Intervenção do
deputado Octávio Teixeira
Programa do XIV Governo
3 de Novembro 1999
Senhor Primeiro-Ministro:
Neste pedido de esclarecimento a V. Exa. quero colocar-lhe três questões.
A primeira questão reporta-se à orgânica do Governo. Aliás, essa orgânica suscita múltiplas questões de natureza estritamente política. Por exemplo, a criação do super-ministro das Finanças e Economia, a junção da tutela dos assuntos políticos com a das obras públicas, a fusão da tutela das polícias com a do desporto, a criação de um Ministério a que a lei orgânica do Governo não atribui qualquer competência específica ou, ainda, a atribuição formal da tutela das Comissões de Coordenação Regional a um Ministério quando, ao mesmo tempo, o programa do Governo garante que essas Comissões vão ser transformadas em direcções-gerais de apoio a "controleiros" regionais dependentes do Primeiro-Ministro.
Mas a questão que agora lhe quero colocar é a que tem a ver com o facto de V. Exa., senhor Primeiro-Ministro, ter optado pela criação de Ministros coordenadores das áreas social e económica, em alternativa aquilo que é mais normal, isto é, à instituição de conselhos de ministros sectoriais presididos e coordenados pelo Primeiro-Ministro.
E o que eu lhe solicito que clarifique é o seguinte: admite V. Exa. que essa opção pode ser entendida como querendo significar que V. Exa. se demite de assumir a responsabilidade própria do Primeiro-Ministro de coordenar as orientações e actividade políticas de todo o seu Governo? Ou, de outra forma, é legítimo questionar se com essa opção V. Exa. está a dizer-nos que pretende deixar o dia a dia da coordenação governamental à responsabilidade de outros, enquanto V. Exa. se dedicará a outras tarefas eventualmente "mais nobres" de âmbito internacional?
A segunda questão, senhor Primeiro-Ministro, tem a ver com a inequívoca necessidade de uma urgente reforma fiscal. Urgente e abrangente, integrando a tributação do património certamente, mas também os impostos específicos e, indispensavelmente, a tributação dos rendimentos.
Dado o espantoso recuo a este respeito verificado entre o que era prometido no programa do seu anterior Governo (e que não foi cumprido, reconheça-se em abono da verdade) e o que é referido no Programa agora em debate, o que quero perguntar-lhe de forma muito clara é se este seu Governo tem alguma intenção de fazer qualquer reforma fiscal. E que sentido poderá ter essa reforma.

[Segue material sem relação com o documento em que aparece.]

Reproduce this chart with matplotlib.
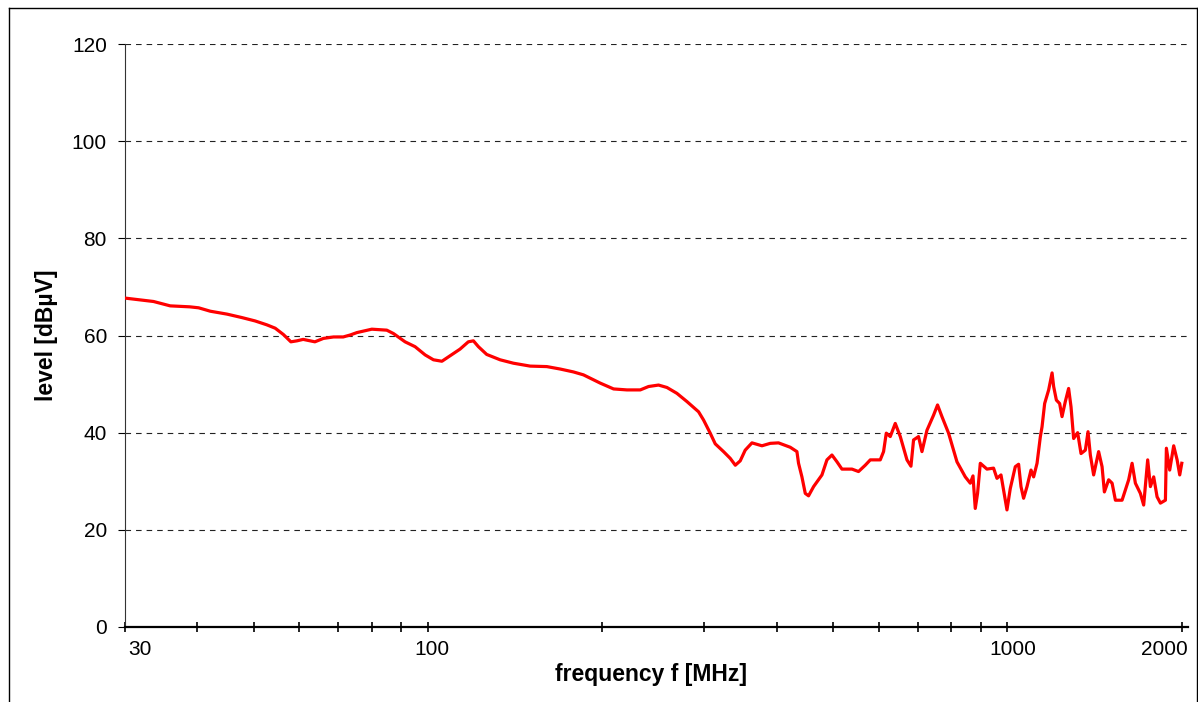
import matplotlib
matplotlib.use("Agg")
import matplotlib.pyplot as plt
from matplotlib.lines import Line2D

plt.rcParams['font.family'] = ['Liberation Sans', 'DejaVu Sans']

freq_mhz = [30.0, 33.6, 35.9, 38.8, 40.2, 42.1, 45.0, 47.7, 50.3, 52.7, 54.5, 56.3, 58.0, 59.4, 60.9, 62.6, 63.8, 66.0, 68.7, 71.4, 73.4,
            75.4, 80.0, 84.9, 87.2, 91.3, 95.0, 98.9, 102.2, 105.7, 108.5, 113.6, 117.4, 119.8, 122.2, 126.3, 133.2, 140.4, 150.1, 160.4, 169.1, 178.3,
            185.5, 198.3, 209.1, 220.5, 232.5, 240.3, 250.0, 258.5, 268.9, 279.9, 293.1, 299.0, 307.0, 313.2, 323.7, 332.5, 339.2, 345.9, 352.8,
            362.4, 377.1, 389.7, 402.7, 421.9, 433.3, 436.1, 442.0, 447.9, 453.8,
            463.0, 478.6, 488.2, 498.0, 508.1, 518.2, 539.3, 553.5, 568.5, 580.0, 603.4, 611.4, 618.0, 627.9, 640.5, 653.4, 671.0, 681.7, 688.8,
            702.6, 712.2, 726.5, 745.8, 757.7, 771.1, 791.6, 818.5, 846.0, 863.0, 872.3, 880.2, 888.3, 898.0, 922.1, 946.6, 959.5, 975.0, 985.1,
            998.4, 1011.6,
            1032.0, 1045.7, 1055.6, 1066.6, 1081.2, 1098.5, 1110.0, 1125.2, 1140.1, 1147.7, 1159.7, 1178.3, 1194.4, 1201.9, 1215.0, 1230.9,
            1242.6, 1258.9, 1275.6, 1287.9, 1301.3, 1322.2, 1340.0, 1363.3, 1377.9, 1390.6, 1409.0, 1437.2, 1456.9, 1470.4, 1495.7, 1516.2,
            1536.2, 1577.4, 1619.4, 1641.5, 1663.2, 1696.5, 1718.9, 1746.5, 1765.5, 1788.8, 1812.9, 1837.2, 1874.0, 1881.3, 1906.2, 1936.7,
            1963.2, 1983.7, 2000.0]

level_dbuv = [67.7, 67.0, 66.1, 65.9, 65.7, 65.0, 64.4, 63.7, 63.0, 62.2, 61.5, 60.2, 58.7, 58.9, 59.2, 58.9, 58.7, 59.4, 59.7, 59.7, 60.1,
              60.6, 61.3, 61.1, 60.4, 58.7, 57.7, 56.0, 55.0, 54.7, 55.6, 57.2, 58.7, 58.9, 57.7, 56.1, 55.0, 54.3, 53.7, 53.6, 53.1, 52.5,
              51.9, 50.2, 49.0, 48.8, 48.8, 49.5, 49.8, 49.3, 48.1, 46.4, 44.3, 42.6, 39.9, 37.7, 36.1, 34.7, 33.3, 34.2, 36.4,
              37.9, 37.3, 37.8, 37.9, 37.0, 36.1, 33.7, 30.9, 27.5, 27.0,
              28.9, 31.3, 34.4, 35.4, 34.0, 32.5, 32.5, 32.0, 33.3, 34.4, 34.4, 36.1, 39.9, 39.2, 41.9, 39.2, 34.4, 33.1, 38.5,
              39.2, 36.1, 40.5, 43.6, 45.7, 43.3, 39.9, 34.0, 30.9, 29.6, 31.1, 24.4, 27.5, 33.7, 32.5, 32.7, 30.6, 31.3, 28.2,
              24.1, 28.5,
              33.0, 33.5, 28.9, 26.5, 28.9, 32.3, 30.9, 33.7, 39.2, 41.2, 46.0, 48.8, 52.3, 49.5, 46.7, 46.0,
              43.3, 46.4, 49.1, 45.3, 38.8, 40.0, 35.7, 36.4, 40.2, 35.4, 31.3, 36.1, 33.0, 27.8, 30.3, 29.6,
              26.1, 26.1, 30.3, 33.7, 29.6, 27.5, 25.1, 34.4, 28.9, 30.9, 26.8, 25.5, 26.1, 36.8, 32.3, 37.3,
              34.4, 31.3, 33.7]

x_ticks = [30, 40, 50, 60, 70, 80, 90, 100, 200, 300, 400, 500, 600, 700, 800, 900, 1000, 2000]
x_labels = {30: "30", 100: "100", 1000: "1000", 2000: "2000"}
y_ticks = [0, 20, 40, 60, 80, 100, 120]

W, H = 1198, 702
fig = plt.figure(figsize=(W / 100, H / 100), dpi=100)
ax = fig.add_axes([125 / W, 1 - 627 / H, (1188 - 125) / W, (627 - 44) / H])

ax.plot(freq_mhz, level_dbuv, color='#ff0000', lw=2.3, solid_joinstyle='round', zorder=3)

ax.set_xscale('log')
ax.set_xlim(30, 2050)
ax.set_ylim(0, 120)
ax.set_xticks(x_ticks)
ax.set_xticklabels([''] * len(x_ticks))
ax.minorticks_off()
ax.set_yticks(y_ticks)
ax.set_yticklabels([str(v) for v in y_ticks], fontsize=15)

ax.tick_params(axis='y', direction='out', length=5, width=0.8, pad=8, color='black')
ax.tick_params(axis='x', direction='inout', length=7.5, width=1.2, color='black')

for s in ['top', 'right']:
    ax.spines[s].set_visible(False)
ax.spines['left'].set_linewidth(0.8)
ax.spines['left'].set_color('#333333')
ax.spines['bottom'].set_linewidth(1.6)
ax.spines['bottom'].set_color('black')

for v in y_ticks[1:]:
    ax.axhline(v, color='#222222', lw=0.8, ls=(0, (5, 4.5)), zorder=1)

offsets = {30: 10.8, 100: 2.9, 1000: 3.6, 2000: -12.6}
for f, lab in x_labels.items():
    ax.annotate(lab, xy=(f, 0), xycoords=('data', 'axes fraction'),
                xytext=(offsets[f], -9.5), textcoords='offset points',
                ha='center', va='top', fontsize=15)

fig.text(651 / W, 1 - 675 / H, "frequency f [MHz]", ha='center', va='center',
         fontsize=16.5, fontweight='bold')
fig.text(47 / W, 1 - 335 / H, "level [dBµV]", ha='center', va='center',
         rotation=90, fontsize=16.5, fontweight='bold')

# outer frame
fx0, fx1 = 8.5 / W, 1196.5 / W
fy1 = 1 - 7.5 / H
for xs, ys in [([fx0, fx1], [fy1, fy1]), ([fx0, fx0], [0, fy1]), ([fx1, fx1], [0, fy1])]:
    fig.add_artist(Line2D(xs, ys, transform=fig.transFigure, color='black', lw=1.0))

fig.savefig('out.png', dpi=100)
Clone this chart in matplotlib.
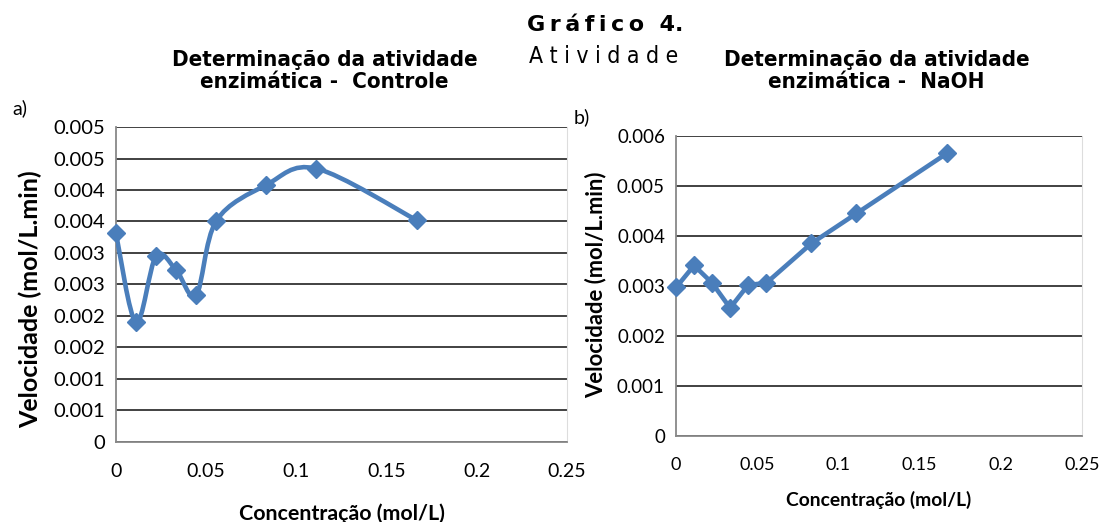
import matplotlib.pyplot as plt
from matplotlib.path import Path
from matplotlib.patches import PathPatch

# concentracoes (mol/L)
conc = [0, 0.0111, 0.0222, 0.0333, 0.0444, 0.0556, 0.0833, 0.1111, 0.1667]
# velocidades (mol/L.min)
vel_controle = [0.00331, 0.00190, 0.00295, 0.00273, 0.00233, 0.00351, 0.00408, 0.00434, 0.00352]
vel_naoh = [0.00297, 0.00341, 0.00306, 0.00256, 0.00302, 0.00306, 0.00385, 0.00445, 0.00565]

xticks = [0, 0.05, 0.1, 0.15, 0.2, 0.25]
xtick_labels = ['0', '0.05', '0.1', '0.15', '0.2', '0.25']
yticks_a = [0, 0.0005, 0.001, 0.0015, 0.002, 0.0025, 0.003, 0.0035, 0.004, 0.0045, 0.005]
ytick_labels_a = ['0', '0.001', '0.001', '0.002', '0.002', '0.003', '0.003', '0.004', '0.004', '0.005', '0.005']
yticks_b = [0, 0.001, 0.002, 0.003, 0.004, 0.005, 0.006]
ytick_labels_b = ['0', '0.001', '0.002', '0.003', '0.004', '0.005', '0.006']

azul = '#4a7ebb'
fonte = 'Lato'
titulo_fonte = 'DejaVu Sans'
ts = '\u2009'  # espaco fino


def curva_suave(xs, ys):
    # linha suavizada tipo excel (catmull-rom -> bezier)
    n = len(xs)
    verts = [(xs[0], ys[0])]
    codes = [Path.MOVETO]
    for i in range(n - 1):
        x0, y0 = xs[max(i - 1, 0)], ys[max(i - 1, 0)]
        x1, y1 = xs[i], ys[i]
        x2, y2 = xs[i + 1], ys[i + 1]
        x3, y3 = xs[min(i + 2, n - 1)], ys[min(i + 2, n - 1)]
        verts.append((x1 + (x2 - x0) / 6, y1 + (y2 - y0) / 6))
        verts.append((x2 - (x3 - x1) / 6, y2 - (y3 - y1) / 6))
        verts.append((x2, y2))
        codes += [Path.CURVE4] * 3
    return Path(verts, codes)


def estilo(ax, yticks, ylabels, fx, fy):
    ax.set_xlim(0, 0.25)
    ax.set_ylim(yticks[0], yticks[-1])
    ax.set_xticks(xticks)
    ax.set_xticklabels(xtick_labels, fontfamily=fonte, fontsize=fx)
    ax.set_yticks(yticks)
    ax.set_yticklabels(ylabels, fontfamily=fonte, fontsize=fy)
    ax.tick_params(length=0)
    ax.tick_params(axis='x', pad=15)
    ax.tick_params(axis='y', pad=8)
    ax.grid(True, axis='y', color='#333333', linewidth=1.3)
    ax.set_axisbelow(True)
    for s in ['left', 'bottom']:
        ax.spines[s].set_color('#888888')
        ax.spines[s].set_linewidth(1.3)
    ax.spines['right'].set_color('#dddddd')
    ax.spines['top'].set_visible(False)


fig = plt.figure(figsize=(11.11, 5.22), dpi=100)

ax1 = fig.add_axes([0.1044, 0.1533, 0.406, 0.6034])
estilo(ax1, yticks_a, ytick_labels_a, 14, 14.5)
ax1.add_patch(PathPatch(curva_suave(conc, vel_controle), facecolor='none',
                        edgecolor=azul, linewidth=3.3, zorder=3))
ax1.plot(conc, vel_controle, linestyle='none', marker='D', markersize=9.5,
         color=azul, zorder=4, clip_on=False)
ax1.set_xlabel('Concentração (mol/L)', fontfamily=fonte, fontweight='bold', fontsize=15.4)
ax1.xaxis.set_label_coords(0.5, -0.194)
ax1.set_ylabel('Velocidade (mol/L.min)', fontfamily=fonte, fontweight='bold', fontsize=18)
ax1.yaxis.set_label_coords(-0.164, 0.454)

ax2 = fig.add_axes([0.6085, 0.1648, 0.3654, 0.5747])
estilo(ax2, yticks_b, ytick_labels_b, 13, 13.5)
ax2.plot(conc, vel_naoh, color=azul, linewidth=3.3, marker='D', markersize=9.5,
         zorder=3, clip_on=False)
ax2.set_xlabel('Concentração (mol/L)', fontfamily=fonte, fontweight='bold', fontsize=13.9)
ax2.xaxis.set_label_coords(0.5, -0.183)
ax2.set_ylabel('Velocidade (mol/L.min)', fontfamily=fonte, fontweight='bold', fontsize=15.8)
ax2.yaxis.set_label_coords(-0.172, 0.503)

# titulos
fig.text(0.292, 0.864, 'Determinação da atividade\nenzimática -  Controle', ha='center',
         va='center', fontsize=16, fontweight='bold', fontfamily=titulo_fonte,
         fontstretch='condensed', linespacing=1.15)
fig.text(0.789, 0.864, 'Determinação da atividade\nenzimática -  NaOH', ha='center',
         va='center', fontsize=16, fontweight='bold', fontfamily=titulo_fonte,
         fontstretch='condensed', linespacing=1.15)
fig.text(0.5445, 0.953, ts.join('Gráfico') + '  4.', ha='center', va='center', fontsize=16,
         fontweight='bold', fontfamily=titulo_fonte)
fig.text(0.5436, 0.891, 'A t i v i d a d e', ha='center', va='center', fontsize=16.5,
         fontfamily=titulo_fonte, fontstretch='condensed')
fig.text(0.018, 0.793, 'a)', ha='center', va='center', fontsize=14, fontfamily=fonte)
fig.text(0.524, 0.776, 'b)', ha='center', va='center', fontsize=14, fontfamily=fonte)

plt.savefig('out.png', dpi=100)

Esta é uma questão central que não pode ficar em aberto, que não pode ficar na dúvida. Porque são mais do que legítimas as dúvidas que a leitura do Programa do Governo suscita a este respeito. O que lá se escreve, basicamente, é que " a política fiscal terá de ser, cada vez mais, geradora (...) de competitividade para as empresas e para o país, desempenhando um papel estratégico na captação e consolidação do investimento no território nacional" e "melhorando os incentivos aos grandes projectos de investimento e à internacionalização das empresas". É este o sentido da eventual reforma fiscal que este seu Governo se propõe, senhor Primeiro-Ministro? E não há nada, mesmo nada, para aliviar a carga fiscal que pesa sobre os rendimentos do trabalho? Será mesmo verdade, senhor Primeiro-Ministro, que para os rendimentos pessoais, para a tributação dos rendimentos do trabalho, este seu Governo apenas se compromete durante a legislatura, como " medida e decisão prioritária", à "unificação dos códigos do IRS e do IRC"? Significa isso mais justiça para quem quer que seja?
A terceira questão é para lhe perguntar se V. Exa. está disposto a satisfazer três reclamações que o actual secretário de Estado Augusto Santos Silva publicamente fez a este seu Governo:
1ª - Mais isenção!
Sobretudo em três domínios:
- na relação do poder político com a administração pública;
- no cumprimento estrito dos procedimentos democráticos;
- na aplicação dos princípios da transparência e da responsabilidade pública do Governo e da Administração.
2ª Mais maturidade!
Porque alguns dos erros mais clamorosos do Governo (e do GP do PS) tiveram por raiz uma arrepiante ausência de quadros com preparação técnica, sentido de Estado e consciência institucional.
3ª Mais determinação!
É fácil apregoar grandes reformas. Bem mais difícil é forçar intervenções nos pontos críticos, porque são elas que desafiam as rotinas, os interesses e as regalias.